Before attending Carleton, I studied Political Science at York University, graduating in 2017.

What is it specifically that attracted you to study Political Economy at Carleton?

I was attracted to Carleton because of its attention to the complicated realities which shape our contemporary political economy, and its orientation towards learning how to change them.

My areas of research interest include…

Housing, effective political action and the State, worker rights and labour policy, cooperatives and unions, and finance capital.

I hope to study the intersection of pension fund investment into housing REITs, how that capitalisation impacts housing costs, what alternatives for housing justice may exist in the face of the contradictions of so-called ‘pension fund capitalism’ and what ways workers may use to build a more just system for housing themselves and their neighbours.

What activities have you been involved in lately? (work placement, work experience, Undergraduate research, research positions, volunteer work, awards, travel, favourite books)

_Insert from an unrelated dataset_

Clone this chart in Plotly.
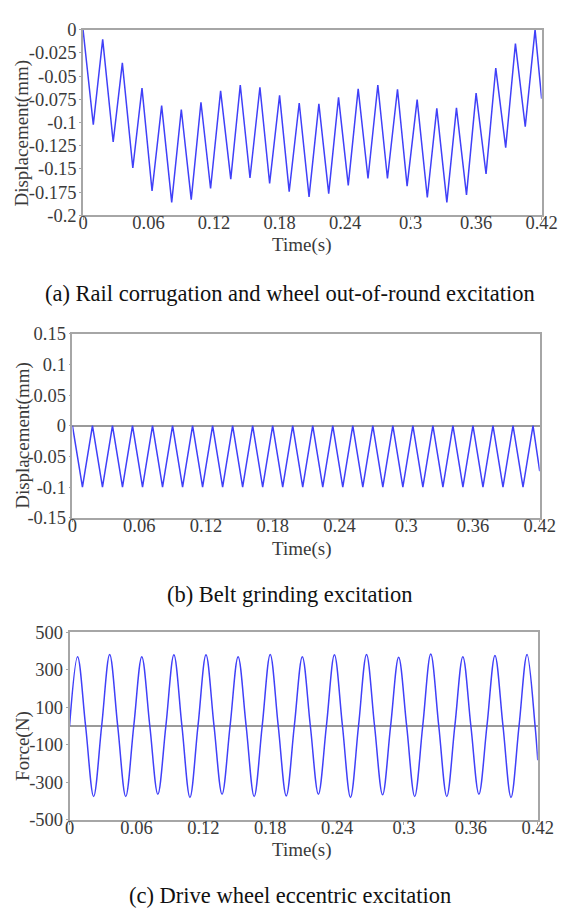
import plotly.graph_objects as go

# ---------------- data ----------------
# (a) Rail corrugation and wheel out-of-round excitation: extrema of the displacement trace
t_a = [0, 0.0094, 0.018, 0.0276, 0.036, 0.0456, 0.054, 0.0632, 0.072, 0.0812, 0.090,
       0.0991, 0.108, 0.1168, 0.126, 0.1353, 0.144, 0.1529, 0.162, 0.1709, 0.180,
       0.1888, 0.198, 0.207, 0.216, 0.225, 0.234, 0.2429, 0.252, 0.261, 0.270,
       0.2788, 0.288, 0.2968, 0.306, 0.3153, 0.324, 0.3332, 0.342, 0.3512, 0.360,
       0.3691, 0.378, 0.3871, 0.396, 0.405, 0.414, 0.42]
d_a = [0, -0.1024, -0.0105, -0.121, -0.0358, -0.149, -0.063, -0.1737, -0.0818, -0.186, -0.086,
       -0.183, -0.0782, -0.171, -0.066, -0.161, -0.0597, -0.1597, -0.0621, -0.1656, -0.0709,
       -0.1744, -0.079, -0.18, -0.080, -0.1765, -0.073, -0.1677, -0.0639, -0.1603, -0.0597,
       -0.1603, -0.0642, -0.1684, -0.0754, -0.1807, -0.0849, -0.186, -0.0842, -0.1779, -0.0684,
       -0.1554, -0.0414, -0.127, -0.0151, -0.1046, 0.0, -0.0744]

# (b) Belt grinding excitation
t_b = [0, 0.009, 0.018, 0.027, 0.036, 0.045, 0.054, 0.063, 0.072, 0.081, 0.090,
       0.099, 0.108, 0.117, 0.126, 0.135, 0.144, 0.153, 0.162, 0.171, 0.180,
       0.189, 0.198, 0.207, 0.216, 0.225, 0.234, 0.243, 0.252, 0.261, 0.270,
       0.279, 0.288, 0.297, 0.306, 0.315, 0.324, 0.333, 0.342, 0.351, 0.360,
       0.369, 0.378, 0.387, 0.396, 0.405, 0.414, 0.42]
d_b = [0, -0.1, 0, -0.1, 0, -0.1, 0, -0.1, 0, -0.1, 0,
       -0.1, 0, -0.1, 0, -0.1, 0, -0.1, 0, -0.1, 0,
       -0.1, 0, -0.1, 0, -0.1, 0, -0.1, 0, -0.1, 0,
       -0.1, 0, -0.1, 0, -0.1, 0, -0.1, 0, -0.1, 0,
       -0.1, 0, -0.1, 0, -0.1, 0, -0.0742]

# (c) Drive wheel eccentric excitation: zero crossings and extrema of the force
t_c = [0, 0.0072, 0.0144, 0.0216, 0.0288, 0.036, 0.0432, 0.0504, 0.0576, 0.0648,
       0.072, 0.0792, 0.0864, 0.0936, 0.1008, 0.108, 0.1152, 0.1224, 0.1296, 0.1368,
       0.144, 0.1512, 0.1584, 0.1656, 0.1728, 0.18, 0.1872, 0.1944, 0.2016, 0.2088,
       0.216, 0.2232, 0.2304, 0.2376, 0.2448, 0.252, 0.2592, 0.2664, 0.2736, 0.2808,
       0.288, 0.2952, 0.3024, 0.3096, 0.3168, 0.324, 0.3312, 0.3384, 0.3456, 0.3528,
       0.36, 0.3672, 0.3744, 0.3816, 0.3888, 0.396, 0.4032, 0.4104, 0.4176, 0.42]
f_c = [0, 369, 0, -375, 0, 381, 0, -375, 0, 369,
       0, -363, 0, 379, 0, -380, 0, 379, 0, -363,
       0, 369, 0, -375, 0, 381, 0, -372, 0, 369,
       0, -363, 0, 379, 0, -380, 0, 381, 0, -366,
       0, 366, 0, -375, 0, 383, 0, -375, 0, 369,
       0, -363, 0, 376, 0, -380, 0, 381, 0, -182]

# tick labels
x_ticks = [0, 0.06, 0.12, 0.18, 0.24, 0.3, 0.36, 0.42]
x_labels = ["0", "0.06", "0.12", "0.18", "0.24", "0.3", "0.36", "0.42"]
ya_ticks = [0, -0.025, -0.05, -0.075, -0.1, -0.125, -0.15, -0.175, -0.2]
ya_labels = ["0", "-0.025", "-0.05", "-0.075", "-0.1", "-0.125", "-0.15", "-0.175", "-0.2"]
yb_ticks = [0.15, 0.1, 0.05, 0, -0.05, -0.1, -0.15]
yb_labels = ["0.15", "0.1", "0.05", "0", "-0.05", "-0.1", "-0.15"]
yc_ticks = [500, 300, 100, -100, -300, -500]
yc_labels = ["500", "300", "100", "-100", "-300", "-500"]

captions = ["(a) Rail corrugation and wheel out-of-round excitation",
            "(b) Belt grinding excitation",
            "(c) Drive wheel eccentric excitation"]
y_titles = ["Displacement(mm)", "Displacement(mm)", "Force(N)"]
x_title = "Time(s)"

# ---------------- layout helpers ----------------
W, H = 574, 916
FONT = "Liberation Serif"
TXT = "#3a3a3a"
FRAME = "#a6a6a6"
LINE = "#4040f8"


def px(x):
    return x / W


def py(y):
    return 1 - y / H


# plot rectangles in pixels: left, right, top, bottom
rects = [(81, 557, 20, 210), (70, 555, 331, 519), (67, 553, 636, 828)]
xtitle_y = [240, 551, 859]
ytitle_y = [126, 435, 752]
caption_y = [290, 598, 905]

fig = go.Figure()
series = [(t_a, d_a), (t_b, d_b), (t_c, f_c)]
for i, (tx, ty) in enumerate(series):
    sfx = "" if i == 0 else str(i + 1)
    fig.add_trace(go.Scatter(
        x=tx, y=ty, mode="lines",
        line=dict(color=LINE, width=1.5, shape="spline" if i == 2 else "linear"),
        xaxis="x" + sfx, yaxis="y" + sfx, showlegend=False, hoverinfo="skip"))

yranges = [[-0.2, 0], [-0.15, 0.15], [-500, 500]]
yticks = [(ya_ticks, ya_labels), (yb_ticks, yb_labels), (yc_ticks, yc_labels)]

layout = dict(width=W, height=H, margin=dict(l=0, r=0, t=0, b=0),
              paper_bgcolor="white", plot_bgcolor="white", showlegend=False,
              font=dict(family=FONT, color=TXT, size=18))
annotations = []
for i in range(3):
    l, r, t, b = rects[i]
    sfx = "" if i == 0 else str(i + 1)
    layout["xaxis" + sfx] = dict(
        domain=[px(l), px(r)], range=[0, 0.42], anchor="y" + sfx,
        tickvals=x_ticks, ticktext=x_labels, showgrid=False, zeroline=False,
        showline=True, mirror=True, linecolor=FRAME, linewidth=1.5,
        ticks="outside", ticklen=3, tickcolor=FRAME, tickwidth=1,
        ticklabelstandoff=-13,
        tickfont=dict(family=FONT, size=18.5, color=TXT), fixedrange=True)
    layout["yaxis" + sfx] = dict(
        domain=[py(b), py(t)], range=yranges[i], anchor="x" + sfx,
        tickvals=yticks[i][0], ticktext=yticks[i][1], showgrid=False,
        zeroline=(i != 0), zerolinecolor="#9a9a9a", zerolinewidth=1.5,
        showline=True, mirror=True, linecolor=FRAME, linewidth=1.5,
        ticks="outside", ticklen=2, tickcolor=FRAME, tickwidth=1,
        ticklabelstandoff=-1,
        tickfont=dict(family=FONT, size=18.5, color=TXT), fixedrange=True)
    annotations.append(dict(text=x_title, x=px(308), y=py(xtitle_y[i]), xref="paper", yref="paper",
                            showarrow=False, xanchor="center", yanchor="middle",
                            font=dict(family=FONT, size=19, color=TXT)))
    annotations.append(dict(text=y_titles[i], x=px(18), y=py(ytitle_y[i]), xref="paper", yref="paper",
                            showarrow=False, xanchor="center", yanchor="middle", textangle=-90,
                            font=dict(family=FONT, size=19, color=TXT)))
    annotations.append(dict(text=captions[i], x=px(296), y=py(caption_y[i]), xref="paper", yref="paper",
                            showarrow=False, xanchor="center", yanchor="middle",
                            font=dict(family=FONT, size=22.5, color="#111111")))
layout["annotations"] = annotations
fig.update_layout(**layout)
fig.write_html("out.html")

Between my studies, I have worked as a long-time tradesman, working as a glazier in Halifax, Nova Scotia, before becoming a casual homeless shelter worker and then a union organiser with the Public Service Alliance of Canada.

I have been very active in my home city of Halifax, I was a founding member of the Fight for $15 & Fairness (now Justice for Workers NS), a former member of Solidarity Kjipuktuk-Halifax, member of the Social Justice Committee of the Society of Saint Vincent dePaul, many community theatre groups and choirs. In 2020 and 2021, I was deeply involved with forming the Archdiocese of Halifax-Yarmouth’s Emergency Tiny Shelter project, which continues to provide shelter and care for dozens of unhoused Nova Scotians.

I am also a two-time candidate for the New Democratic Party, having run federally in 2019, and provincially in 2021.

What advice would you give to a prospective Political Economy graduate student?

The point of studying the world is more than to merely understand it, the point must be to change it.

Keep your goals beyond the programme in your mind: your political projects, your aspirations for a better world, and your relationships with your comrades (both in the programme and in your community). It makes it a lot easier to get through the workload of graduate studies if you’re building solidarity with your cohort, and working towards something better beyond the walls of Dunton Tower.